Looking ahead, the community plans to introduce specialized Transforms for precise processing of vector data types.

Currently, version 2.3.6 of SeaTunnel has introduced source and target connectors for Milvus, enabling more efficient vector data processing for AI applications.


Latest Developments

To meet the needs of more users, the community is planning to add and optimize several new features.

Introduction of SeaTunnel Zeta Master/Worker Architecture

SeaTunnel Zeta introduces a new Master/Worker architecture, allowing multiple versions of Hadoop or Hive synchronization tasks to run simultaneously in the same environment.


Note: Due to the time lag in organizing this article, this feature has already been implemented in version 2.3.6.

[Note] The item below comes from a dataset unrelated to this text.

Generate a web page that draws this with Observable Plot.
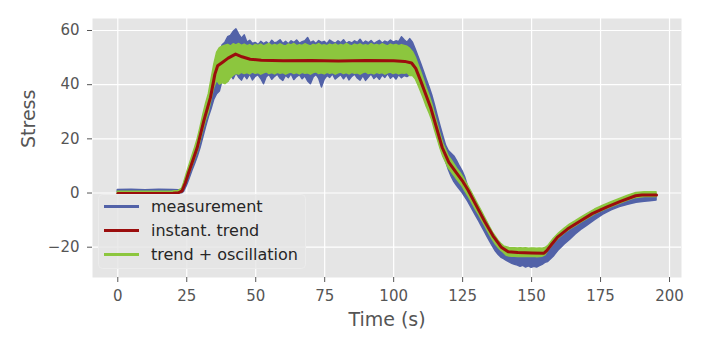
<!DOCTYPE html>
<html>
<head>
<meta charset="utf-8">
<script src="https://cdn.jsdelivr.net/npm/d3@7"></script>
<script src="https://cdn.jsdelivr.net/npm/@observablehq/plot@0.6"></script>
<style>
  html, body { margin: 0; padding: 0; background: white; }
  #chart { position: relative; width: 703px; height: 351px; }
</style>
</head>
<body>
<div id="chart"></div>
<script>
// ---- Data ----
const xTicks = [0, 25, 50, 75, 100, 125, 150, 175, 200];
const yTicks = [-20, 0, 20, 40, 60];
const seriesNames = ["measurement", "instant. trend", "trend + oscillation"];

// instantaneous trend (red)
const trendT = [0, 10, 20, 22, 23.3, 24.5, 25.7, 28.8, 31.2, 33.6, 35.2, 36.2, 38, 40, 42.7, 45, 48, 52, 60, 70, 80, 90, 100, 104, 106.5, 108, 109.8, 113.4, 117.6, 120, 122.5, 124.9, 127, 130.3, 133, 136, 139, 141.5, 145, 150, 154.5, 155.5, 157, 159.3, 163, 167.8, 172, 177.4, 182, 187.7, 190, 195.3];
const trendV = [-0.2, -0.2, -0.1, 0.1, 0.8, 3.8, 7.6, 16.8, 26.7, 35.3, 43.9, 47.0, 48.3, 49.8, 51.3, 50.3, 49.4, 49.0, 48.8, 48.9, 48.7, 48.9, 48.8, 48.6, 48.0, 46.0, 41.4, 31.6, 16.8, 11.3, 7.8, 4.5, 1.0, -5.3, -10.5, -15.8, -20.0, -21.7, -22.0, -22.1, -22.2, -21.3, -19.3, -16.4, -13.3, -10.2, -7.6, -5.1, -3.2, -1.0, -0.7, -0.7];

// envelope sample times for the noisy series
const envT = [
  0, 5, 10, 15, 20, 22,
  23.3, 24, 25, 26, 27, 28, 29, 30, 31, 32, 33, 34, 35, 36, 37,
  38, 39, 40, 41, 42, 43, 44, 45, 46, 47, 48, 49, 50, 51, 52, 53, 54, 55, 56, 57, 58, 59, 60, 61, 62, 63, 64, 65, 66, 67, 68, 69, 70, 71, 72, 73, 74, 75, 76, 77, 78, 79, 80, 81, 82, 83, 84, 85, 86, 87, 88, 89, 90, 91, 92, 93, 94, 95, 96, 97, 98, 99, 100, 101, 102, 103, 104, 105,
  106, 107, 108, 109, 110, 111, 112, 113, 114, 115, 116, 117, 118, 119, 120, 121, 122, 123, 124, 125, 126, 127, 128, 129, 130, 131, 132, 133, 134, 135, 136, 137, 138, 139, 140,
  141, 142, 143, 144, 145, 146, 147, 148, 149, 150, 151, 152, 153, 154, 155,
  156, 158, 160, 162, 164, 166, 168, 170, 173, 176, 179, 182, 185, 188, 191, 193, 195.3
];

// measurement (blue) lower / upper envelope
const blueLo = [
  0.3, 0.2, 0.4, 0.2, 0.3, 0.2,
  -0.1, 0.4, 2.5, 5.2, 8.0, 10.6, 13.4, 16.6, 20.5, 24.4, 28.0, 31.0, 34.5, 36.5, 37.5,
  41.5, 42.5, 41.0, 43.5, 42.0, 44.2, 42.6, 41.5, 43.4, 42.0, 43.8, 41.6, 42.9, 43.5, 42.1, 40.2, 42.8, 43.6, 41.8, 42.9, 43.7, 42.2, 41.4, 43.3, 42.4, 43.9, 41.7, 42.8, 43.5, 42.0, 43.1, 41.2, 40.2, 42.7, 43.6, 42.2, 39.0, 41.8, 43.2, 42.5, 43.8, 41.9, 42.8, 43.5, 42.0, 43.4, 41.6, 42.9, 43.7, 42.3, 41.5, 43.2, 41.4, 42.6, 43.8, 42.1, 43.0, 41.8, 43.4, 42.5, 43.9, 42.2, 43.1, 41.9, 43.5, 42.4, 43.2, 42.8,
  43.5, 43.5, 42.5, 40.5, 38.0, 35.4, 32.7, 30.2, 27.5, 24.0, 20.5, 17.0, 14.0, 11.5, 8.5, 6.0, 4.0, 2.6, 1.3, 0.0, -1.6, -3.2, -5.0, -6.9, -8.7, -10.5, -12.4, -14.3, -16.2, -18.0, -19.8, -21.5, -22.8, -23.8, -24.4,
  -25.0, -25.6, -26.1, -26.5, -26.8, -27.2, -26.9, -27.5, -27.1, -27.6, -27.2, -27.5, -27.0, -26.5, -25.8,
  -25.5, -23.5, -21.0, -19.0, -17.2, -15.3, -13.6, -12.2, -10.0, -8.0, -6.4, -5.2, -4.3, -3.6, -3.2, -3.0, -2.8
];
const blueHi = [
  1.1, 1.2, 1.0, 1.2, 1.1, 1.0,
  1.0, 2.2, 5.5, 8.6, 11.8, 15.0, 18.2, 22.0, 26.0, 30.2, 34.0, 38.5, 43.0, 48.5, 52.0,
  54.5, 55.5, 57.5, 58.0, 59.5, 60.4, 58.5, 57.0, 58.2, 55.5, 56.2, 55.0, 55.4, 54.6, 55.8, 55.0, 55.6, 54.8, 56.2, 55.2, 55.6, 56.4, 55.0, 55.8, 54.9, 56.0, 55.4, 56.3, 55.1, 55.7, 56.0, 57.2, 55.3, 55.9, 55.0, 56.1, 55.4, 55.8, 54.9, 56.3, 55.6, 55.1, 56.0, 55.3, 56.4, 55.0, 55.7, 55.2, 56.0, 55.4, 56.6, 55.1, 55.9, 55.3, 56.1, 55.0, 55.6, 56.2, 55.2, 55.9, 55.4, 56.3, 55.5, 56.0, 55.7, 57.5, 56.4, 55.5,
  56.8, 55.5, 53.0, 50.3, 47.6, 44.8, 41.8, 39.0, 36.0, 32.3, 28.4, 24.6, 21.0, 17.5, 15.5, 14.5, 13.5, 11.8, 9.8, 8.0, 5.6, 2.2, 0.3, -1.6, -3.6, -5.5, -7.4, -9.3, -11.2, -13.2, -15.0, -16.6, -18.0, -19.2, -20.2,
  -21.0, -21.2, -21.4, -21.4, -21.6, -21.5, -21.6, -21.5, -21.7, -21.6, -21.6, -21.7, -21.6, -21.5, -21.0,
  -21.5, -19.5, -17.2, -15.4, -13.8, -12.4, -11.0, -9.8, -8.0, -6.5, -5.1, -3.9, -2.9, -2.1, -1.7, -1.6, -1.5
];

// trend + oscillation (green) lower / upper envelope
const greenLo = [
  -0.3, -0.3, -0.3, -0.3, -0.2, -0.2,
  0.2, 1.6, 4.2, 7.0, 9.8, 12.6, 15.4, 19.2, 23.2, 26.8, 29.8, 34.6, 39.0, 41.5, 40.0,
  40.6, 40.2, 41.0, 42.4, 43.3, 44.0, 43.7, 44.4, 43.9, 44.3, 43.8, 44.5, 44.0, 44.3, 43.7, 44.2, 44.6, 43.9, 44.3, 43.8, 44.4, 44.0, 44.3, 43.7, 44.2, 44.5, 43.9, 44.3, 43.8, 44.4, 44.0, 44.2, 43.7, 44.3, 44.6, 43.9, 44.2, 43.8, 44.4, 44.0, 44.3, 43.7, 44.2, 44.5, 43.9, 44.3, 43.8, 44.4, 44.0, 44.2, 43.7, 44.3, 44.6, 43.9, 44.2, 43.8, 44.4, 44.0, 44.3, 43.7, 44.2, 44.5, 43.9, 44.3, 43.8, 44.2, 44.0, 44.3,
  43.2, 43.2, 42.0, 39.7, 37.2, 34.6, 31.8, 29.5, 26.8, 23.1, 19.7, 16.3, 13.4, 11.3, 9.1, 7.7, 6.4, 5.0, 3.7, 2.4, 0.6, -1.0, -2.8, -4.7, -6.5, -8.2, -10.1, -11.9, -13.8, -15.6, -17.4, -18.9, -20.2, -21.3, -22.1,
  -23.2, -23.4, -23.5, -23.5, -23.6, -23.5, -23.6, -23.5, -23.6, -23.6, -23.5, -23.7, -23.6, -23.5, -23.0,
  -21.4, -18.8, -16.7, -14.9, -13.4, -12.2, -10.9, -9.7, -7.9, -6.5, -5.2, -4.0, -2.8, -1.8, -1.5, -1.5, -1.5
];
const greenHi = [
  0.5, 0.5, 0.5, 0.5, 0.6, 0.7,
  1.6, 3.6, 7.0, 10.3, 13.5, 16.6, 20.0, 24.2, 28.8, 33.0, 36.5, 42.0, 47.5, 51.8, 53.5,
  54.0, 54.4, 54.7, 54.1, 54.9, 54.5, 55.0, 54.3, 54.8, 54.2, 54.6, 54.0, 54.7, 54.3, 54.8, 54.1, 54.6, 55.0, 54.2, 54.7, 54.3, 54.9, 54.4, 54.1, 54.8, 54.5, 55.0, 54.2, 54.6, 54.3, 54.9, 54.5, 54.1, 54.7, 54.4, 55.0, 54.3, 54.6, 54.2, 54.8, 54.4, 54.9, 54.2, 54.7, 54.3, 55.0, 54.5, 54.1, 54.8, 54.4, 54.9, 54.3, 54.6, 54.2, 55.0, 54.4, 54.7, 54.3, 54.9, 54.5, 54.1, 54.8, 54.4, 54.7, 54.2, 54.6, 54.3, 54.0,
  53.2, 52.0, 50.0, 47.3, 44.6, 41.6, 38.6, 35.9, 32.8, 28.9, 25.1, 21.5, 18.2, 15.9, 13.5, 12.1, 10.6, 9.0, 7.7, 6.2, 4.4, 2.6, 0.8, -1.1, -3.1, -5.0, -6.9, -8.9, -10.8, -12.8, -14.6, -16.1, -17.6, -18.7, -19.7,
  -20.0, -20.3, -20.4, -20.4, -20.5, -20.4, -20.5, -20.4, -20.6, -20.5, -20.5, -20.6, -20.5, -20.6, -20.3,
  -19.6, -17.0, -14.9, -13.1, -11.6, -10.4, -9.1, -7.9, -6.1, -4.7, -3.4, -2.2, -1.0, 0.0, 0.3, 0.3, 0.3
];

// ---- Styling ----
const BLUE = "#5262a8", RED = "#9b0d0d", GREEN = "#8cc63e";
const colors = [BLUE, RED, GREEN];

const env = envT.map((t, i) => ({t, bLo: blueLo[i], bHi: blueHi[i], gLo: greenLo[i], gHi: greenHi[i]}));
const trend = trendT.map((t, i) => ({t, v: trendV[i]}));
const fmt = d => d < 0 ? "\u2212" + Math.abs(d) : String(d);

const svg = Plot.plot({
  width: 703, height: 351,
  marginLeft: 92, marginRight: 22, marginTop: 18, marginBottom: 74,
  x: {domain: [-9.17, 204.34]},
  y: {domain: [-31.19, 64.43]},
  style: {fontFamily: "DejaVu Sans", fontSize: "15px", color: "#555", background: "white", overflow: "visible"},
  marks: [
    Plot.frame({fill: "#E5E5E5", stroke: "none"}),
    Plot.gridX(xTicks, {stroke: "white", strokeOpacity: 1, strokeWidth: 1.2}),
    Plot.gridY(yTicks, {stroke: "white", strokeOpacity: 1, strokeWidth: 1.2}),
    Plot.areaY(env, {x: "t", y1: "bLo", y2: "bHi", fill: BLUE, stroke: BLUE, strokeWidth: 1.5, strokeLinejoin: "round"}),
    Plot.areaY(env, {x: "t", y1: "gLo", y2: "gHi", fill: GREEN, stroke: GREEN, strokeWidth: 1.5, strokeLinejoin: "round"}),
    Plot.line(trend, {x: "t", y: "v", stroke: RED, strokeWidth: 3}),
    Plot.axisX(xTicks, {tickSize: 5, tickPadding: 8, label: null, stroke: "#555", fill: "#555", fontSize: 15}),
    Plot.axisY(yTicks, {tickSize: 5, tickPadding: 8, label: null, tickFormat: fmt, stroke: "#555", fill: "#555", fontSize: 15}),
    Plot.text(["Stress"], {text: d => d, frameAnchor: "left", dx: -64, rotate: -90, fontSize: 19, fill: "#555"}),
    Plot.text(["Time (s)"], {text: d => d, frameAnchor: "bottom", dy: 48, fontSize: 19, fill: "#555"})
  ]
});

// legend (inside the plot, lower left)
const g = d3.select(svg).append("g").attr("font-family", "DejaVu Sans").attr("text-anchor", "start");
g.append("rect")
  .attr("x", 98.5).attr("y", 194.5).attr("width", 207).attr("height", 74)
  .attr("rx", 4).attr("fill", "#E5E5E5").attr("fill-opacity", 0.8)
  .attr("stroke", "#ececec").attr("stroke-width", 1);
const rowY = [206.5, 230.5, 254.5];
seriesNames.forEach((name, i) => {
  g.append("line").attr("x1", 104).attr("x2", 139).attr("y1", rowY[i]).attr("y2", rowY[i])
    .attr("stroke", colors[i]).attr("stroke-width", 3);
  g.append("text").attr("x", 151).attr("y", rowY[i] + 5.8).attr("text-anchor", "start")
    .attr("font-size", 16).attr("fill", "#262626").text(name);
});

document.getElementById("chart").appendChild(svg);
</script>
</body>
</html>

Creating SeaTunnel Jobs with SQL

SeaTunnel Zeta supports creating data synchronization tasks directly using SQL statements, simplifying the job configuration process.

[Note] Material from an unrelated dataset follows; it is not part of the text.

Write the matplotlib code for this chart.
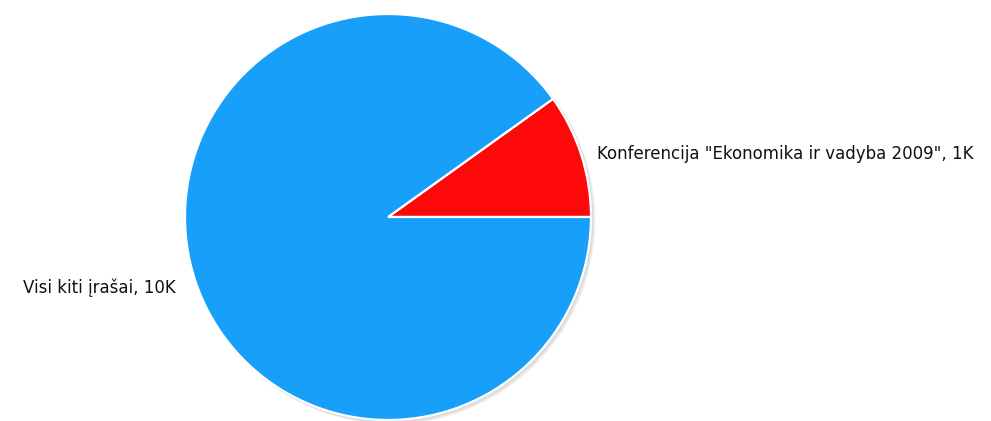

Note: This feature has also been implemented in version 2.3.6.


Zeta CDC Improvements

Zeta CDC has improved the synchronization release mechanism for idle readers, optimizing performance during snapshot reading and real-time incremental reading phases.


ClassLoader Isolation Improvement

By refactoring the ClassLoader and plugin loading mechanism, SeaTunnel Zeta can run multiple versions of Hadoop or Hive synchronization tasks simultaneously in the same environment, enhancing system compatibility and flexibility.

Note: This feature has also been implemented in version 2.3.6.

CDC Synchronization Monitoring Optimization

SeaTunnel’s CDC synchronization will support monitoring metrics at the granularity of DML event types, improving observability.

Event Notification Mechanism Support

SeaTunnel Zeta supports an event notification mechanism, allowing specific event triggers during the data synchronization process, and enhancing system interactivity and automation.

Conclusion

As a top-level project of the Apache Software Foundation, SeaTunnel’s technical architecture evolution and applications in the AI field demonstrate the immense potential of open-source data integration tools. We look forward to working with the community to further advance SeaTunnel’s development. If you have any questions or suggestions, feel free to comment.